Part of the debate – in the Senedd at 3:58 pm on 31 January 2018.
I'm delighted to support this debate. Land Registry figures show that leaseholds made up 43 per cent of all new-build registrations in England and Wales in 2015, compared to just 22 per cent in 1996. We know that Wales has around 200,000 leasehold homes, with specific hotspots where there are significant levels of new builds being sold under leasehold contracts. Indeed, in 2016, in my own constituency of Aberconwy, we had the highest proportion of new-build leasehold house transactions as a proportion of all new-build house sales at 77 per cent, accounting for 48—that's 48—of the 62 new-build houses sold in 2016. Furthermore, 11.5 per cent—again, now the highest in Wales—of all houses sold in Aberconwy in 2016 were leasehold, alongside 27 per cent of all property transactions. So, it's actually the fourth highest.
Now, of course, leasehold ownership can sense when it's used for individual flats in larger developments. However, we have concern that far too many new houses are now being built and sold in this way, often without a clear explanation of the implications and costs for the buyer. And I have to tell you that it was quite a scandal when it emerged in Aberconwy. There was a newspaper story and people were approaching me. They did not know that they actually had a leasehold on their property, and some of them were offered to buy them at £3,000, but even then they were only buying the freehold on their property; the land wasn't included in the actual transaction. So, there are several facets to this.
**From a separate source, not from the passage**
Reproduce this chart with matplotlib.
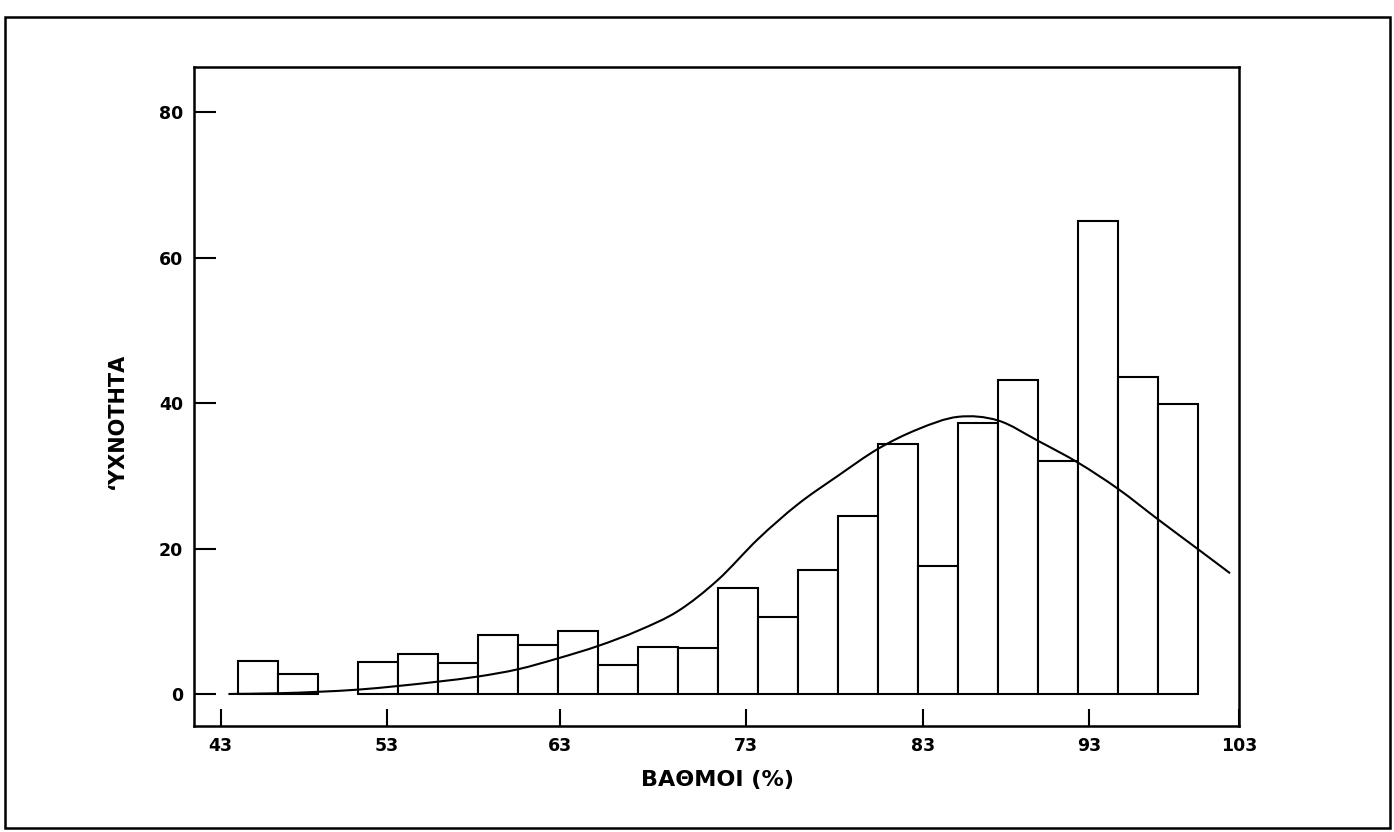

This potential exploitation—and that's what it is—can see home buyers lumbered with unfair agreements and spiralling ground rents. I know if I was buying property, I would want to know that if I was buying it I owned the land that it stood on, I owned the property and that it was freehold—it was mine. To actually go into a transaction, go through the legal process, go through all the local searches and everything, and then to find out years later in some instances that you don't own the—[Interruption.] Yes.